A lesson taught not just in Hong Kong, but also in Taiwan, which saw its own dramatic student protest in the late spring.
Like Occupy Central, Taiwan's Sunflower Movement was also driven by distrust of Beijing and distrust of local politicians seen as advancing Chinese objectives against the interests of their own citizens.
It was surely one of 2014's big China paradoxes that China was determined to paint these movements as the work of hostile powers, whereas in fact the opposite was true. Both the Occupy and Sunflower protests flourished despite an almost complete absence of international encouragement.
Should Beijing be more worried that this generation of Chinese citizens had the political grit to do it for themselves? Or more satisfied that its swelling economic might allowed it to quell the unease of democratic governments? It's hard to judge.
'The new normal'
But that brings me to economics and China's other big slogan of the year: the new normal.
2014 was the year the International Monetary Fund declared that China's economy had overtaken the United States on one key measure of scale, purchasing power parity.
Beijing pushed ahead energetically with plans for the Asian Infrastructure Investment Bank, the Free Trade Area of the Asia Pacific and the Silk Road Economic Belt, all fertile territory for the China Dream, projects designed to signal to the rest of the region where its future interests lie.

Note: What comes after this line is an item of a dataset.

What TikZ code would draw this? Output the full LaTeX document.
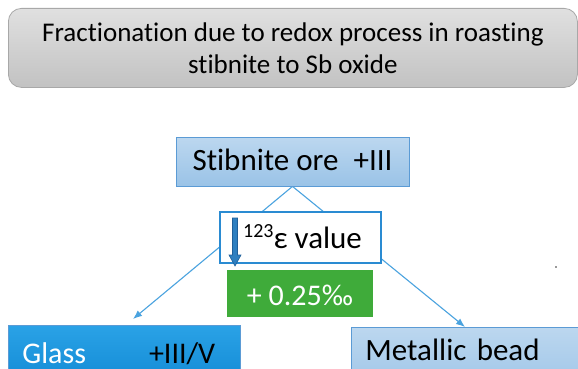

And the Apec forum in Beijing in November provided the perfect stage for Xi Jinping to deliver that message, and to tone down a rivalry with Japan which was hurting business and diplomacy.
But behind another year of mesmerisingly huge China numbers - from infrastructure investment to naval build-up and internet growth - is the most important economic story and the one that will decide the future of the China dream: economic reform.
The new normal is Beijing's signal that however painful, it intends to put economic reform before high speed growth. For three decades China has grown at an average of nearly 10% a year but pressure on the environment and the social fabric means that is no longer possible.
President Xi has said 7% "is not scary" and Prime Minister Li Keqiang now says "reform will be the stimulus".
Even if it underperforms on its 7.5% target for 2014, China's economy will still have seen a growth rate much higher than any developed country.
But many of the structural economic reforms pledged at the end of 2013 had not taken place by the end of 2014, while growth was still relying on debt-funded investment, casting a darkening cloud over property and land prices.
Without high land sales, local government revenues are in trouble, and the house of cards that is local government debt may jeopardise financial stability.
Despite dire warnings that there will be no bailouts, Beijing has not made an example of any major state enterprise or local government, presumably for fear of both the immediate protest which might follow and the damage to confidence in the entire financial edifice.
Which brings us back to the tearstained courtroom where we started: anti-corruption as the first act of the economic reform drama, removing the robber barons at the top of the state sector and then breaking up their monopolies so that a more innovative and entrepreneurial private sector can step into the gap to drive a new growth in consumer and service industries.
In this brave new normal, local governments would have a secure fiscal base no longer dependent on land sales, and infrastructure and property investment would no longer be the addictions they are today.
But building this new normal is a race against time.
In 2014, Beijing managed to deftly paper over the contradictions of the old but the longer this economic rebirth takes, the more painful it promises to be.
In short, the China Dream can't get much further until the new normal is born.